Bu değişiklik, tüm meslektaşlarımızı, akademisyen ve öğrencilerimizi üzmüştür. Bu nedenlerden dolayı; Türkiye Ormancılar Derneği olarak tüm meslektaşlarımız adına diyoruz ki “İstanbul Üniversitesi Orman Fakültesi, İstanbul Üniversitesi’nin bir fakültesi olarak kalmalıdır”
'TARİH YOK EDİLMİŞ'
"Ülkemizdeki Tıp tarihinin başlangıçlarında yer alan ve İstanbul Üniversitesinin 2. fakültesi olan İstanbul Tıp Fakültesi'nin ismi de değiştirilerek İÜ' den koparılıp yeni Üni' ye bağlanmış. Tarih yok edilmiş." diyen İstanbul Üniversitesi eski Rektörü Yunus Söylet'in ise açıklamasının tamamı şu şekilde:
İstanbul Üniversitesi' nin bölünmesi ile ilgili YÖK Genel Kurulu kararı, başkaları ile birlikte onaylanmak için Meclise sevkedilmiş.

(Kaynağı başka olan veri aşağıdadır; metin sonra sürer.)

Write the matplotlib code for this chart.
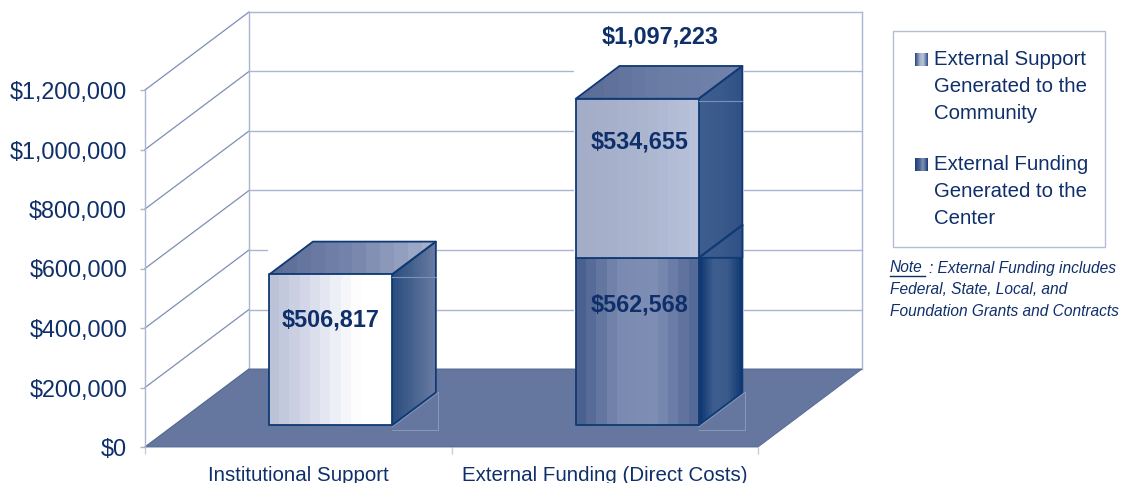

Dünyada üniversitelerin bölünmesi de, tam tersine birleştirilmesi de bugüne kadar uygulanmış tedbirler. Siyasi erk, makul bir süre devam eden tartışmaların ardından akademik kamuoyunu da etraflı bir şekilde bilgilendirdikten sonra, hukuki meşruiyeti sağlayarak bu türden kararlar alabilir. Siyasi erk, diğer bir deyimle böylesine ciddi kararlarda yapılması gerektiği gibi önce toplumsal meşruiyeti, sonra hukuki meşruiyeti sağlar. Her karar elbette herkes tarafından benimsenmez, içine sinmeyenler demokratik tepkilerini gösterir, yeterince tartışıldıktan ve çoğunluk bilgi sahibi olduktan sonra bir karara varılır. Tüm ilgilenen paydaşlar bilirler ki, kabullenmeseler de, alınan kararlar, açıklanan sebepleri olan, üzerinde düşünülmüş, tüm ilgili kesimlerin kaş göz yararak da olsa tartışmış oldukları bir sürecin sonucudur. Gerekçeler paydaşlarca bilinir.
Bu süreç böyle yaşanmadı. İki yıl kadar önce YÖK Genel Kurulunda böyle bir karar alındığını bir dedikodu olarak duyduk. Kimse net bir şey bilmedi, konuşulmadı. Sonra sessiz bir süreç geldi. Şimdi sanki YÖK kararı geçmişte alınmamış gibi aniden siyasetin kucağında bu tasarı belirdi.
Karar taslağına baktım. Fiziksel bir neden göremedim. Yani bir ucu Avcılar, bir ucu Bahçeköy' de olan yeni bir üni doğmuş. Diyeceksiniz ki, Rusya büyük ve zor yönetilir diye bölmek gerekir mi, doğru söylüyorsunuz, elbette gerekmez ama tartışılacak bir neden olabilir. Bu bölünmede böyle bir yarar gözetilmiş olmasını düşünmek mümkün değil.
Ekonomik neden de ortada görünmüyor.
Ülke geleceğimiz için stratejik bir adım olduğunu iddia edemiyoruz.
Tarihi yeniden ihya etme amacı var desek, ülkemizdeki Tıp tarihinin başlangıçlarında yer alan ve İstanbul Üniversitesinin 2. fakültesi olan İstanbul Tıp Fakültesi' nin ismi de değiştirilerek İÜ' den koparılıp yeni Üni' ye bağlanmış. Tarih yok edilmiş.
Meclis tartışmalarında hangi gerekçeler savunulacak çok merak ediyorum, ama süreç böyle yönetildiği için içime hiçbir şekilde sinmeyecek olan bu karardan dolayı çok üzgün olduğumu ifade etmek zorundayım.